Experimental Methods for Warm Dense Matter Research

With the dawn of new high-power laser and accelerator facilities, modern physics was able to reach extreme states of matter normally found only in the universe or deep inside the core of our planet. One of those extreme regimes is referred to as warm dense matter (WDM), which in fact is a type of state reaching moderately high temperatures ranging from 0.1 to 100 eV, and solid densities, which mostly corresponds to strongly coupled plasmas with fully or partially degenerate electron species. This is also a primary reason why WDM is poorly understood by theory.

Often, WDM exists at high pressures reaching above 1 M bar both in a laboratory as well as in astrophysical objects. WDM is common in astrophysical bodies such as brown dwarfs, crusts of old stars, white dwarf stars and high-pressure phenomena such as supernova explosions, collisions of celestial bodies and astrophysical jets. The study of structure, thermodynamic state, equation of state (EOS) and transport properties of WDM has become one of the key aspects of laboratory astrophysicsh as well as inertial confinement fusion (ICF), where the imploding capsule goes through the WDM regime on its way to ignition.
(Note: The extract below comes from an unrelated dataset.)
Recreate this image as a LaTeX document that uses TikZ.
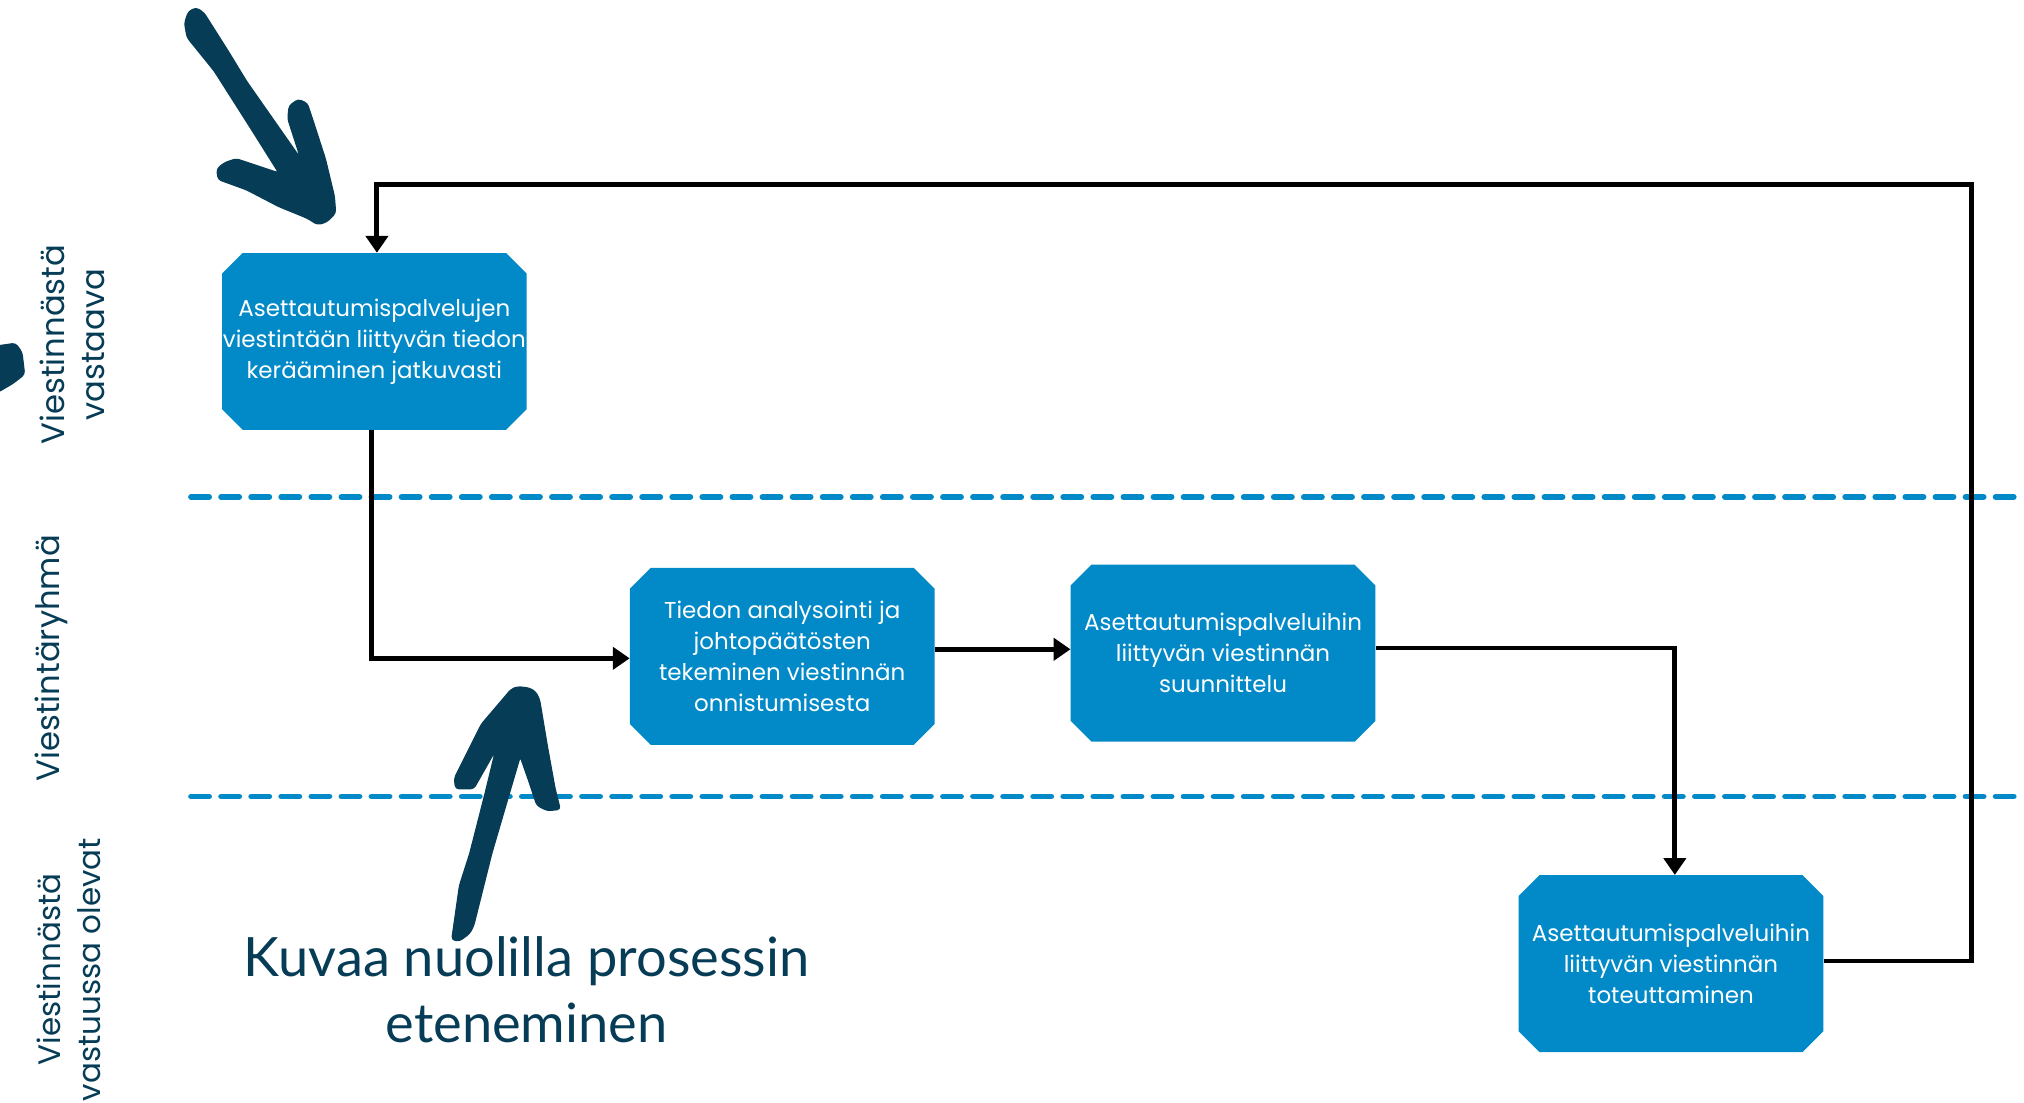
\documentclass[tikz,border=0pt]{standalone}
\usepackage{fontspec}
\setmainfont{Poppins}
\newfontfamily\titlefont{Lato}
\usetikzlibrary{shapes.misc,arrows.meta}
\definecolor{boxblue}{RGB}{2,137,199}
\definecolor{navy}{RGB}{7,60,86}
\tikzset{
  stepbox/.style={chamfered rectangle, chamfered rectangle xsep=8pt, chamfered rectangle ysep=8pt,
    chamfered rectangle corners={north east,north west,south east,south west},
    fill=boxblue, draw=none, text=white, minimum width=236pt, minimum height=137pt,
    inner xsep=-8pt, inner ysep=0pt, align=center, font=\fontsize{17.8pt}{24pt}\selectfont},
  conn/.style={line width=3.8pt, black, line join=miter},
  tip/.style={-{Triangle[length=13pt,width=17pt]}},
  lanesep/.style={line width=4.5pt, boxblue, line cap=round, dash pattern=on 14pt off 9.3pt},
  lanelabel/.style={rotate=90, text=navy, align=center, font=\fontsize{25pt}{31pt}\selectfont},
  handarrow/.style={fill=navy, draw=navy, line width=1pt, rounded corners=2.5pt}
}
\begin{document}
\begin{tikzpicture}[x=1pt,y=-1pt]
\useasboundingbox (0,0) rectangle (1568,854);

% lane separators
\draw[lanesep] (148,385) -- (1568,385);
\draw[lanesep] (148,617) -- (1568,617);

% lane labels
\node[lanelabel] (l1) at (56,267) {Viestinnästä\\vastaava};
\node[lanelabel] (l2) at (40,510) {Viestintäryhmä};
\node[lanelabel, font=\fontsize{24pt}{31pt}\selectfont] (l3) at (53,751) {Viestinnästä\\vastuussa olevat};

% boxes
\node[stepbox] (b1) at (290,264.5) {Asettautumispalvelujen\\viestintään liittyvän tiedon\\kerääminen jatkuvasti};
\node[stepbox] (b2) at (606,508.5) {Tiedon analysointi ja\\johtopäätösten\\tekeminen viestinnän\\onnistumisesta};
\node[stepbox] (b3) at (947.5,506) {Asettautumispalveluihin\\liittyvän viestinnän\\suunnittelu};
\node[stepbox] (b4) at (1294.5,746.5) {Asettautumispalveluihin\\liittyvän viestinnän\\toteuttaminen};

% connectors
\coordinate (loopc) at (1527,143);
\draw[conn,tip] ([yshift=2pt]b4.east) -| (loopc) -| ([xshift=2pt]b1.north);
\draw[conn,tip] ([xshift=-2pt]b1.south) |- ([yshift=-1.5pt]b2.west);
\draw[conn,tip] ([yshift=3pt]b2.east|-b3.west) -- ([yshift=3pt]b3.west);
\draw[conn,tip] ([yshift=4pt]b3.east) -| ([xshift=3pt]b4.north);

% title
\node[text=navy, align=center, font=\titlefont\fontsize{42pt}{51pt}\selectfont] (title) at (408,767)
  {Kuvaa nuolilla prosessin\\eteneminen};

% hand-drawn arrow, top left
\path[handarrow] (146,9) -- (152,6) -- (158,10) -- (177,40) -- (191,63) -- (233,123)
  -- (223,92) -- (224,82) -- (231,77) -- (238,80) -- (242,92) -- (252,123) -- (259,152)
  -- (260,165) -- (253,172) -- (246,174) -- (238,169) -- (216,160) -- (191,147) -- (169,139)
  -- (168,131) -- (174,126) -- (183,123) -- (216,134) -- (194,99) -- (166,55) -- (145,29)
  -- (143,18) -- cycle;

% hand-drawn arrow, bottom
\path[handarrow] (350,728) -- (356,686) -- (364,661) -- (376,614) -- (384,581)
  -- (367,611) -- (353,611) -- (352,603) -- (373,561) -- (396,534) -- (401,532)
  -- (410,533) -- (415,536) -- (418,542) -- (424,578) -- (430,611) -- (434,627)
  -- (424,628) -- (416,624) -- (410,606) -- (403,586) -- (393,620) -- (381,661)
  -- (367,717) -- (364,723) -- (356,729) -- cycle;

% partial shape at left edge
\path[handarrow] (-2,268) -- (12,266) -- (17,273) -- (19,290) -- (10,297) -- (-2,304) -- cycle;
\end{tikzpicture}
\end{document}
A review article published in High Power Laser Science and Engineering, Volume 6, Issue 4, 2018(Katerina Falk, Experimental methods for warm dense matter research) introduced some of the key research topics including phase separation of species within planetary mantles and phase transitions in elements under extreme pressures inside planetary cores or during asteroid impacts with examples of the most exciting recent experimental results.

The review article makes brief overview of major theoretical efforts to study the structure of WDM. A comprehensive introduction to the experimental methods in WDM research, including various types of generation of these states at different laboratory facilities as well as the diagnostic methods used, was provided. The primarily emphasized the novel methods to reach highly compressed states using high power lasers and free electron X-ray lasers that have generated a rapid development in this field over the past two decades, and also discussed for completeness.

Especially, the development of short-pulse optical and X-ray laser pulses meant a true revolution for laboratory astrophysics. Many new diagnostic methods based on these light sources have recently been developed to study WDM in its full complexity. Ultrafast nonequilibrium dynamics has been accessed for the first time thanks to sub-picosecond laser pulses achieved at new facilities.

Recent years saw a number of major discoveries with direct implications to astrophysics such as the formation of diamond at pressures relevant to interiors of frozen giant planets, metallic hydrogen under conditions such as those found inside Jupiter’s dynamo or formation of lonsdaleite crystals under extreme pressures during asteroid impacts. This article is the first and yet still relatively brief and approachable review that tackles all of the experimental techniques developed for experimental study of WDM and should serve as a good introduction to the field for students or experienced researchers interested to broaden their scope.

A snapshot of a DFT-MD simulation of isochoricaly heated warm dense beryllium at a temperature of 12 eV. Shown are the position of the nuclei (green spheres) and several isosurfaces of the electronic density ranging from core electrons to valence electrons.